## WHAT YOU ARE ASKED TO DO
Can you copy out the data exactly? Leave the images out.
=======
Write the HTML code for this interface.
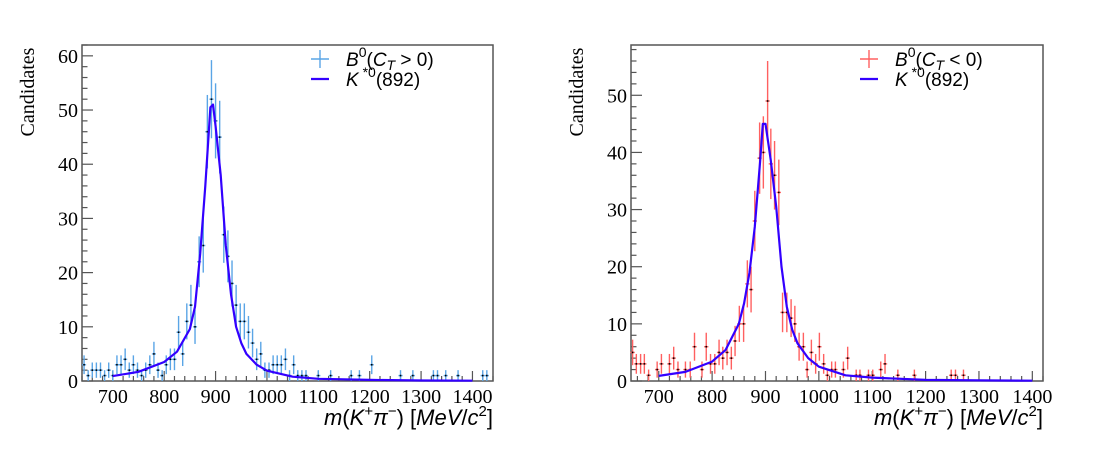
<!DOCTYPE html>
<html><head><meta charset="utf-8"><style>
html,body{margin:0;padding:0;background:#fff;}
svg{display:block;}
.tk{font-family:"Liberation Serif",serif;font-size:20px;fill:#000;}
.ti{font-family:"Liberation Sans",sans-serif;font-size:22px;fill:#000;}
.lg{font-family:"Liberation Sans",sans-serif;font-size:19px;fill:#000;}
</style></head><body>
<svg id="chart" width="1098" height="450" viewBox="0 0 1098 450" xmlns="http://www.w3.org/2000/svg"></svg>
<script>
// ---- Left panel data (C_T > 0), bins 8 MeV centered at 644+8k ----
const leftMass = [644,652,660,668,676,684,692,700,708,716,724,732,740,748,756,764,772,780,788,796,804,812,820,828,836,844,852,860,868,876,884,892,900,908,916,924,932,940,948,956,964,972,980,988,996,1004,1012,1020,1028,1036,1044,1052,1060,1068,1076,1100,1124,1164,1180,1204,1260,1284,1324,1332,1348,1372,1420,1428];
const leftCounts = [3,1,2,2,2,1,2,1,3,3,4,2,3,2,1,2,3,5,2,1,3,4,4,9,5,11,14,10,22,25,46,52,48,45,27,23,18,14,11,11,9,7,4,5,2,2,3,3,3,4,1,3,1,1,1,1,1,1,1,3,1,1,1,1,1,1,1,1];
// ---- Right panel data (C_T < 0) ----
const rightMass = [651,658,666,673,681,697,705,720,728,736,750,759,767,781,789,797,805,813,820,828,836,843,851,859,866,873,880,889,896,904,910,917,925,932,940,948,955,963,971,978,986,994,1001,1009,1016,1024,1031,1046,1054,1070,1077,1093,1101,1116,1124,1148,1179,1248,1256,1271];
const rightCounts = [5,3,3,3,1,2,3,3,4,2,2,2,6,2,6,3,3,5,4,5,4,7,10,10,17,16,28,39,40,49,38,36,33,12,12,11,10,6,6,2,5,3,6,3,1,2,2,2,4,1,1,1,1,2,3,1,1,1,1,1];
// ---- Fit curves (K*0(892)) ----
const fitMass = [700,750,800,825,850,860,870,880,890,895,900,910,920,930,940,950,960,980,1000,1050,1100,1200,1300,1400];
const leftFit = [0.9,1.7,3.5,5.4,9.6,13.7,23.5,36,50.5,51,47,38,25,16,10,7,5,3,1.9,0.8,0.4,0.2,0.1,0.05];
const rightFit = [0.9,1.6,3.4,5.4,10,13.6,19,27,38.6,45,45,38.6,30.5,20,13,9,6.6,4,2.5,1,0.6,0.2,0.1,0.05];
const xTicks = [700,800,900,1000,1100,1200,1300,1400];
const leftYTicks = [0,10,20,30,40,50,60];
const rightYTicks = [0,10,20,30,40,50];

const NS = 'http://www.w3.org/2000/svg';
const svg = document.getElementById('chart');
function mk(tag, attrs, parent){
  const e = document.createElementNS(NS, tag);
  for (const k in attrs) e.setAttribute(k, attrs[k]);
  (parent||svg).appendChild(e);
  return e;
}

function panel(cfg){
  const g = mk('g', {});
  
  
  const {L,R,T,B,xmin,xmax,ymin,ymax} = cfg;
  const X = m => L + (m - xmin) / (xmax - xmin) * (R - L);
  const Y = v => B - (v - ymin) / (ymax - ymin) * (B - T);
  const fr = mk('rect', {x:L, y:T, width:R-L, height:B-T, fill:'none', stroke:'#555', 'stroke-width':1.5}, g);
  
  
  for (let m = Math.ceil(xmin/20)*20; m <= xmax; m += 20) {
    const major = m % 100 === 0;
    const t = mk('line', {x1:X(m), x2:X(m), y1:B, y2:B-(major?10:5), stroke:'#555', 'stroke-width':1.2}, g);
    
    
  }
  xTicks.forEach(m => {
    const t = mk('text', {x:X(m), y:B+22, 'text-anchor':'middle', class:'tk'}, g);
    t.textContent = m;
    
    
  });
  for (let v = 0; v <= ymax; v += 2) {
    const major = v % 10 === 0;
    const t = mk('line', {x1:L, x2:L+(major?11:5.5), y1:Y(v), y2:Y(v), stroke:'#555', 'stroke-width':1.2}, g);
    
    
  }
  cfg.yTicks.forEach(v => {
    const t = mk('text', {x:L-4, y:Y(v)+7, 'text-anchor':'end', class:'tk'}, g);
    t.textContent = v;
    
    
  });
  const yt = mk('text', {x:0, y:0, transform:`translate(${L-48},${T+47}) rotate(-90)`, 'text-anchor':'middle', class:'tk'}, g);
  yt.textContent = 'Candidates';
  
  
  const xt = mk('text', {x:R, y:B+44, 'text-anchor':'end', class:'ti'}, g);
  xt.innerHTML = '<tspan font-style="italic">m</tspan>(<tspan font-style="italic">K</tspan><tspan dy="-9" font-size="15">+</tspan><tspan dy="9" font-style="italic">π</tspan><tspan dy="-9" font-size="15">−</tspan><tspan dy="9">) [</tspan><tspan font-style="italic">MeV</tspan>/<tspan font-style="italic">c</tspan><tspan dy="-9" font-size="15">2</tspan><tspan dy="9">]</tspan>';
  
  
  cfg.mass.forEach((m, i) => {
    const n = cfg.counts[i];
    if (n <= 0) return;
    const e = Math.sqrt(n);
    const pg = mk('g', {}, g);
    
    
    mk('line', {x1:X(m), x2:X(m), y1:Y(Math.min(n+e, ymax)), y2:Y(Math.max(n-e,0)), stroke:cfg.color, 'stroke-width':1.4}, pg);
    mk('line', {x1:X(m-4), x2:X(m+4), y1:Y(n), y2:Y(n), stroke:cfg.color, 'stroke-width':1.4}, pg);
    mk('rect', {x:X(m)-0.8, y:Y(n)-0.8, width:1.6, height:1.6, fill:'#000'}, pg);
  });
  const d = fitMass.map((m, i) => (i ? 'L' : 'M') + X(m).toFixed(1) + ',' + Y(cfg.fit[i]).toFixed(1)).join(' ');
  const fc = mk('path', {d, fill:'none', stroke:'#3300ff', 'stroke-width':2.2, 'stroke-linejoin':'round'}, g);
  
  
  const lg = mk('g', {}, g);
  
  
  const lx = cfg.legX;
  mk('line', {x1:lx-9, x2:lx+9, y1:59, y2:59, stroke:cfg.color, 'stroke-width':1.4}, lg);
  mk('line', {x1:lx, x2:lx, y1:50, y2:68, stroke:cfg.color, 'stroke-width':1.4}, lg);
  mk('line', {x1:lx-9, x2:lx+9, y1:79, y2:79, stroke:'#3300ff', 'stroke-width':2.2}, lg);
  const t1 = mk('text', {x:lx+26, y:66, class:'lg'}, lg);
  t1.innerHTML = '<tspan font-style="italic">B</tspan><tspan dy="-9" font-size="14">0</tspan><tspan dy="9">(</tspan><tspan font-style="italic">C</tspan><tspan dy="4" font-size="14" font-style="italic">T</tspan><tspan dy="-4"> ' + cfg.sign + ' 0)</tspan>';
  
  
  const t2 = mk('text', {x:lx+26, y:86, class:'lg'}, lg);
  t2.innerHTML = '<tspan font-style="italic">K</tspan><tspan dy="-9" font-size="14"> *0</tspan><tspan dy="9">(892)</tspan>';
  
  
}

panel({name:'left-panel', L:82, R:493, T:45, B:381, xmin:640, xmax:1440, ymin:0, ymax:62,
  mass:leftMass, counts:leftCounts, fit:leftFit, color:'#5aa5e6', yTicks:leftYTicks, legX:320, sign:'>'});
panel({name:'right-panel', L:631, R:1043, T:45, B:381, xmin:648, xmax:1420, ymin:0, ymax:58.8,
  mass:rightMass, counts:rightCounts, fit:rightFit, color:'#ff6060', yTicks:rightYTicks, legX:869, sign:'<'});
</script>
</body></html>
=======
## RESULT BELOW
Write the HTML code for this interface.
<!DOCTYPE html>
<html><head><meta charset="utf-8"><style>
html,body{margin:0;padding:0;background:#fff;}
svg{display:block;}
.tk{font-family:"Liberation Serif",serif;font-size:20px;fill:#000;}
.ti{font-family:"Liberation Sans",sans-serif;font-size:22px;fill:#000;}
.lg{font-family:"Liberation Sans",sans-serif;font-size:19px;fill:#000;}
</style></head><body>
<svg id="chart" width="1098" height="450" viewBox="0 0 1098 450" xmlns="http://www.w3.org/2000/svg"></svg>
<script>
// ---- Left panel data (C_T > 0), bins 8 MeV centered at 644+8k ----
const leftMass = [644,652,660,668,676,684,692,700,708,716,724,732,740,748,756,764,772,780,788,796,804,812,820,828,836,844,852,860,868,876,884,892,900,908,916,924,932,940,948,956,964,972,980,988,996,1004,1012,1020,1028,1036,1044,1052,1060,1068,1076,1100,1124,1164,1180,1204,1260,1284,1324,1332,1348,1372,1420,1428];
const leftCounts = [3,1,2,2,2,1,2,1,3,3,4,2,3,2,1,2,3,5,2,1,3,4,4,9,5,11,14,10,22,25,46,52,48,45,27,23,18,14,11,11,9,7,4,5,2,2,3,3,3,4,1,3,1,1,1,1,1,1,1,3,1,1,1,1,1,1,1,1];
// ---- Right panel data (C_T < 0) ----
const rightMass = [651,658,666,673,681,697,705,720,728,736,750,759,767,781,789,797,805,813,820,828,836,843,851,859,866,873,880,889,896,904,910,917,925,932,940,948,955,963,971,978,986,994,1001,1009,1016,1024,1031,1046,1054,1070,1077,1093,1101,1116,1124,1148,1179,1248,1256,1271];
const rightCounts = [5,3,3,3,1,2,3,3,4,2,2,2,6,2,6,3,3,5,4,5,4,7,10,10,17,16,28,39,40,49,38,36,33,12,12,11,10,6,6,2,5,3,6,3,1,2,2,2,4,1,1,1,1,2,3,1,1,1,1,1];
// ---- Fit curves (K*0(892)) ----
const fitMass = [700,750,800,825,850,860,870,880,890,895,900,910,920,930,940,950,960,980,1000,1050,1100,1200,1300,1400];
const leftFit = [0.9,1.7,3.5,5.4,9.6,13.7,23.5,36,50.5,51,47,38,25,16,10,7,5,3,1.9,0.8,0.4,0.2,0.1,0.05];
const rightFit = [0.9,1.6,3.4,5.4,10,13.6,19,27,38.6,45,45,38.6,30.5,20,13,9,6.6,4,2.5,1,0.6,0.2,0.1,0.05];
const xTicks = [700,800,900,1000,1100,1200,1300,1400];
const leftYTicks = [0,10,20,30,40,50,60];
const rightYTicks = [0,10,20,30,40,50];

const NS = 'http://www.w3.org/2000/svg';
const svg = document.getElementById('chart');
function mk(tag, attrs, parent){
  const e = document.createElementNS(NS, tag);
  for (const k in attrs) e.setAttribute(k, attrs[k]);
  (parent||svg).appendChild(e);
  return e;
}

function panel(cfg){
  const g = mk('g', {});
  
  
  const {L,R,T,B,xmin,xmax,ymin,ymax} = cfg;
  const X = m => L + (m - xmin) / (xmax - xmin) * (R - L);
  const Y = v => B - (v - ymin) / (ymax - ymin) * (B - T);
  const fr = mk('rect', {x:L, y:T, width:R-L, height:B-T, fill:'none', stroke:'#555', 'stroke-width':1.5}, g);
  
  
  for (let m = Math.ceil(xmin/20)*20; m <= xmax; m += 20) {
    const major = m % 100 === 0;
    const t = mk('line', {x1:X(m), x2:X(m), y1:B, y2:B-(major?10:5), stroke:'#555', 'stroke-width':1.2}, g);
    
    
  }
  xTicks.forEach(m => {
    const t = mk('text', {x:X(m), y:B+22, 'text-anchor':'middle', class:'tk'}, g);
    t.textContent = m;
    
    
  });
  for (let v = 0; v <= ymax; v += 2) {
    const major = v % 10 === 0;
    const t = mk('line', {x1:L, x2:L+(major?11:5.5), y1:Y(v), y2:Y(v), stroke:'#555', 'stroke-width':1.2}, g);
    
    
  }
  cfg.yTicks.forEach(v => {
    const t = mk('text', {x:L-4, y:Y(v)+7, 'text-anchor':'end', class:'tk'}, g);
    t.textContent = v;
    
    
  });
  const yt = mk('text', {x:0, y:0, transform:`translate(${L-48},${T+47}) rotate(-90)`, 'text-anchor':'middle', class:'tk'}, g);
  yt.textContent = 'Candidates';
  
  
  const xt = mk('text', {x:R, y:B+44, 'text-anchor':'end', class:'ti'}, g);
  xt.innerHTML = '<tspan font-style="italic">m</tspan>(<tspan font-style="italic">K</tspan><tspan dy="-9" font-size="15">+</tspan><tspan dy="9" font-style="italic">π</tspan><tspan dy="-9" font-size="15">−</tspan><tspan dy="9">) [</tspan><tspan font-style="italic">MeV</tspan>/<tspan font-style="italic">c</tspan><tspan dy="-9" font-size="15">2</tspan><tspan dy="9">]</tspan>';
  
  
  cfg.mass.forEach((m, i) => {
    const n = cfg.counts[i];
    if (n <= 0) return;
    const e = Math.sqrt(n);
    const pg = mk('g', {}, g);
    
    
    mk('line', {x1:X(m), x2:X(m), y1:Y(Math.min(n+e, ymax)), y2:Y(Math.max(n-e,0)), stroke:cfg.color, 'stroke-width':1.4}, pg);
    mk('line', {x1:X(m-4), x2:X(m+4), y1:Y(n), y2:Y(n), stroke:cfg.color, 'stroke-width':1.4}, pg);
    mk('rect', {x:X(m)-0.8, y:Y(n)-0.8, width:1.6, height:1.6, fill:'#000'}, pg);
  });
  const d = fitMass.map((m, i) => (i ? 'L' : 'M') + X(m).toFixed(1) + ',' + Y(cfg.fit[i]).toFixed(1)).join(' ');
  const fc = mk('path', {d, fill:'none', stroke:'#3300ff', 'stroke-width':2.2, 'stroke-linejoin':'round'}, g);
  
  
  const lg = mk('g', {}, g);
  
  
  const lx = cfg.legX;
  mk('line', {x1:lx-9, x2:lx+9, y1:59, y2:59, stroke:cfg.color, 'stroke-width':1.4}, lg);
  mk('line', {x1:lx, x2:lx, y1:50, y2:68, stroke:cfg.color, 'stroke-width':1.4}, lg);
  mk('line', {x1:lx-9, x2:lx+9, y1:79, y2:79, stroke:'#3300ff', 'stroke-width':2.2}, lg);
  const t1 = mk('text', {x:lx+26, y:66, class:'lg'}, lg);
  t1.innerHTML = '<tspan font-style="italic">B</tspan><tspan dy="-9" font-size="14">0</tspan><tspan dy="9">(</tspan><tspan font-style="italic">C</tspan><tspan dy="4" font-size="14" font-style="italic">T</tspan><tspan dy="-4"> ' + cfg.sign + ' 0)</tspan>';
  
  
  const t2 = mk('text', {x:lx+26, y:86, class:'lg'}, lg);
  t2.innerHTML = '<tspan font-style="italic">K</tspan><tspan dy="-9" font-size="14"> *0</tspan><tspan dy="9">(892)</tspan>';
  
  
}

panel({name:'left-panel', L:82, R:493, T:45, B:381, xmin:640, xmax:1440, ymin:0, ymax:62,
  mass:leftMass, counts:leftCounts, fit:leftFit, color:'#5aa5e6', yTicks:leftYTicks, legX:320, sign:'>'});
panel({name:'right-panel', L:631, R:1043, T:45, B:381, xmin:648, xmax:1420, ymin:0, ymax:58.8,
  mass:rightMass, counts:rightCounts, fit:rightFit, color:'#ff6060', yTicks:rightYTicks, legX:869, sign:'<'});
</script>
</body></html>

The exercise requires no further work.